Both of these experiences were fundamental to my development as a person. They didn’t necessarily shape my views in any concrete way, but they certainly shaped the way that I think. I have learned to constantly be open to assessing and challenging my beliefs, and to apply this in every facet of my life. I am no longer afraid of “being wrong.” I think the fear of being wrong stems from a deeper fear that if one is wrong, then a belief that is important to them, or even their entire belief structure, is called into question. When you mentally detach yourself from your beliefs, treating them not as truth but as incidental consequences of your current understanding of what is logically true, then you can constantly refine your belief structure so that it does reflect truth rather than what you wish to be true.

When I realized how crazy it is to keep arguing against somebody who has a really good point, but one that seems to contradict your own core beliefs, I had to reevaluate the way I approached conflicts with my own perspective. If somebody advances an argument that you really cannot contradict, then it is time to reassess your own beliefs.
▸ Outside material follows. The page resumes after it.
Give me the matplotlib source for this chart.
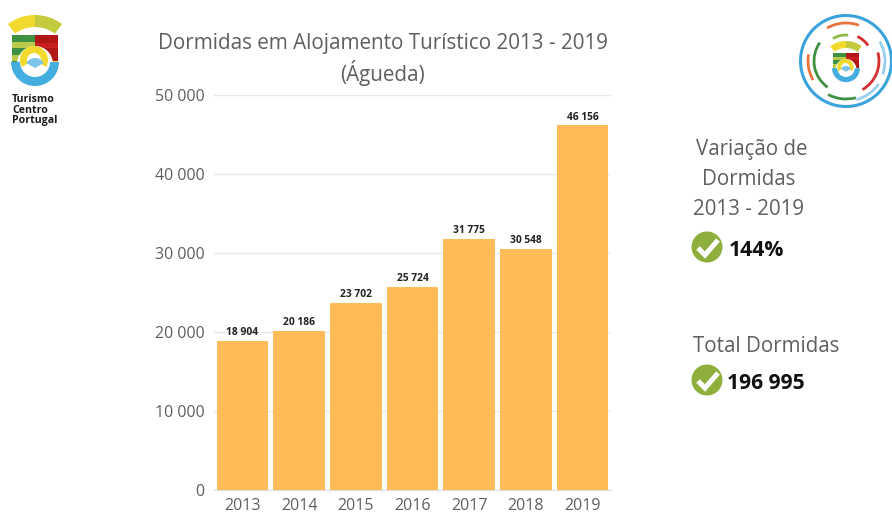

The only thing stopping you is your own pride.

I am not here to say that I have disavowed all of my prior political beliefs. No, there is still a 4th grader Alex within me, who is inspired by a passion for what is fair and just, and who thinks this should be a political priority above all else, and I do believe that this causes me to align more naturally with one party than the other. However, there have recently been many situations where, the more I learn about a political issue, the less I feel I actually know.

The more I realize how complex government and policymaking are, the less I’m willing to accept as “correct” policy solutions that oversimplify issues and fail to account for many real life consequences. The more I learn about how little the voting public actually knows about politics, the less inspired I feel by the idea of democracy (but hey, it’s the best we’ve got). The more I learn about how injustice has systemic, sociological, and individual choice causes and consequences, the less at ease I feel with certain political remedies, and the less faith I have in their effective execution. The more I learn about polarization these days (example 1, example 2, example 3) , the less I’m sure that a two-party system can effectively satisfy their political wishes. The more I learn about the tendency for people to reject information that is factually accurate but that that does not accommodate their belief structure, while accepting misinformation and bad arguments as evidence for their own beliefs, the more I wonder why everybody can’t just be more open minded so that these tendencies don’t exist.

Why everybody can’t just accept how little they actually know? We should all be wary of the tendency within ourselves and within others to claim omniscience on any topic. Particularly those with a vested interest in convincing others that their knowledge is superior.

Would we be so polarized if we separated our self from our beliefs? Would we then take it as a personal attack if others did not agree with us?

Personally, I think that detaching myself from my beliefs– i.e., no longer embracing them as an identifying characteristic– has been the best thing I could have done. In fact, it actually changed the direction of my life path. When I was certain about the problems I could identify in the world, and certain that I could be a part of the solution and that I had the “right” idea about what that solution was, I believed I was destined to be an active participant in law and politics. Then came the period in which my mentality transformed. When I finally decided that my curiosity about the truths of the world actually outweighed my need to feel like an active player in the political world, I decided that a Ph.D. was a more appropriate path. As of right now, I could not be happier with that decision.

However, regardless of whether it impacts one’s life path in any concrete way, I still believe that it is essential to reevaluate the way that we approach information that conflicts with our beliefs.

Opening your mind leads to opportunities for self-development and improvement. Keeping your mind closed leads to stagnancy, intellectual plateau, and prohibits self-growth.